The environment chapter opens with a warning: "Man and nature form a community of life. Only by observing the laws of nature can mankind avoid costly blunders in its exploitation (of natural resources). Any harm we inflict on nature will eventually return to haunt us."

It follows with four priority areas: promoting green development, solving prominent environmental problems, intensifying the protection of ecosystems and reforming the environmental regulation system. These priorities cover everything related to the economy, including such things as consumption, clean technologies, recycling and saving of energy, water and resources. It also spurs the government to do better when it comes to conservation.

In addition to air, water and soil pollution, some new areas of emphasis are included, such as river basin management, offshore areas and agricultural run-off. The priorities continue to emphasize the importance of disclosing environmental information, public participation and the role of NGOs. It is good to see that ecosystem protection is now one of the major priorities.

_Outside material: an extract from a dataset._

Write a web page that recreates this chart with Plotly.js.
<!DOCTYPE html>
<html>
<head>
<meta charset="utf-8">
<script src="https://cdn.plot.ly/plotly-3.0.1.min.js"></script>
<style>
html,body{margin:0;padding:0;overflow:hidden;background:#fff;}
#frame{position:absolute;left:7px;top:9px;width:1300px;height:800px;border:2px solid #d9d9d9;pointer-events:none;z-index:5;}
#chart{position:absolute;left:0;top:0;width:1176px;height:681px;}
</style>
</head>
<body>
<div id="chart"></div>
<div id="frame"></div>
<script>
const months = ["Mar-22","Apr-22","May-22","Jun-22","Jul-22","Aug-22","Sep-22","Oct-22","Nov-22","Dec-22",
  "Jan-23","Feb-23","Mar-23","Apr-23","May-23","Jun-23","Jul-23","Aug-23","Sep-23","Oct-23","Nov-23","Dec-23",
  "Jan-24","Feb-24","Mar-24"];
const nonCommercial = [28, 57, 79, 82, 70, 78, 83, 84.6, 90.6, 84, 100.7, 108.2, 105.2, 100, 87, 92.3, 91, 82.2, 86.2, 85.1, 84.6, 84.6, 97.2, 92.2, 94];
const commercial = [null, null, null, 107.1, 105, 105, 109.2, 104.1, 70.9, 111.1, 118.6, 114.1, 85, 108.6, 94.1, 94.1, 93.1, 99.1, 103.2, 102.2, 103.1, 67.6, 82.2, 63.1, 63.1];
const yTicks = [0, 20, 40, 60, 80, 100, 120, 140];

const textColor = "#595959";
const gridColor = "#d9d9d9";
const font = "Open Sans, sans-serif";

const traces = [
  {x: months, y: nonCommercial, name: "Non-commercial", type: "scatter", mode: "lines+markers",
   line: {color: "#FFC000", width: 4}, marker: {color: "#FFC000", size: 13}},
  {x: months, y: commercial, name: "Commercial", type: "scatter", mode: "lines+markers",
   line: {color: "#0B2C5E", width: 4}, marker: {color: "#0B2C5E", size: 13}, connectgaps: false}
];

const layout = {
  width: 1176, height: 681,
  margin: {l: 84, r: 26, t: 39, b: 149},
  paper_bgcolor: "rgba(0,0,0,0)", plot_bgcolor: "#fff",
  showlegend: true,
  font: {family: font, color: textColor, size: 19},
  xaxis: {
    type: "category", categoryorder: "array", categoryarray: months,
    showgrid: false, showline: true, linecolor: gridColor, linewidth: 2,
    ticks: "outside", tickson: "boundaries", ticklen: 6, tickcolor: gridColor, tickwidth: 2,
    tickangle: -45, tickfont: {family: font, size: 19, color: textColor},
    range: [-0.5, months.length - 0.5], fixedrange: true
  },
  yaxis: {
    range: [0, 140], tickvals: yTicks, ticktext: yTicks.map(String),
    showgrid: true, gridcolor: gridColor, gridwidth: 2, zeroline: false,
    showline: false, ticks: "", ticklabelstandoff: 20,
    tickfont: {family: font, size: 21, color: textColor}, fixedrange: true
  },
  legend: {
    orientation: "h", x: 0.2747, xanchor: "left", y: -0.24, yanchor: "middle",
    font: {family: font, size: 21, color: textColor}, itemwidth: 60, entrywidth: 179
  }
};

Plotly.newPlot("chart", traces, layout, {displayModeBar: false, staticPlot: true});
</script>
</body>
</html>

The final priority is particularly interesting as it alludes to some major institutional reforms. Currently, environmental management is split over different ministries, sometimes with unclear divisions of responsibilities or with in-built conflicts of interest. I foresee that a ministry-level department may be formed which will hold legal ownership of public natural resources such as forests, mountains, lakes and nature reserves.

Importantly, it will be able to go to court if parties cause damage to these resources. The Ministry of Environmental Protection may gain important functions in regulating not only pollution (its current primary function) but also ecosystem protection. We should expect to get more clarity on these institutional reforms over the course of next year.

The need to further strengthen law-based governance, too, features prominently in the report. This is very important for the environment, because many environmental problems in China are the result of poor implementation and enforcement of environmental laws. The report clearly envisions a strong role for the judiciary.

It reaffirms that the environment should continue to be a major priority for China, and that this work will intensify. Xi also makes it clear that China understands it should play its part in ensuring global ecological security. This is very important, given the massive investments China is making in other countries and its weight in international agreements on issues such as climate change, biodiversity and oceans.

The bottom line is that a rigorous approach to environmental protection is now enshrined in the Party Constitution, and this is good news for the environment.

At the same time, we should have realistic expectations-even though they are a top priority, these ecological reforms are challenging and will take time to be fully implemented.

The author is chief representative in China of ClientEarth, Europe's premier nonprofit environmental law group. He was previously team leader of the EU-China Environmental Governance Programme.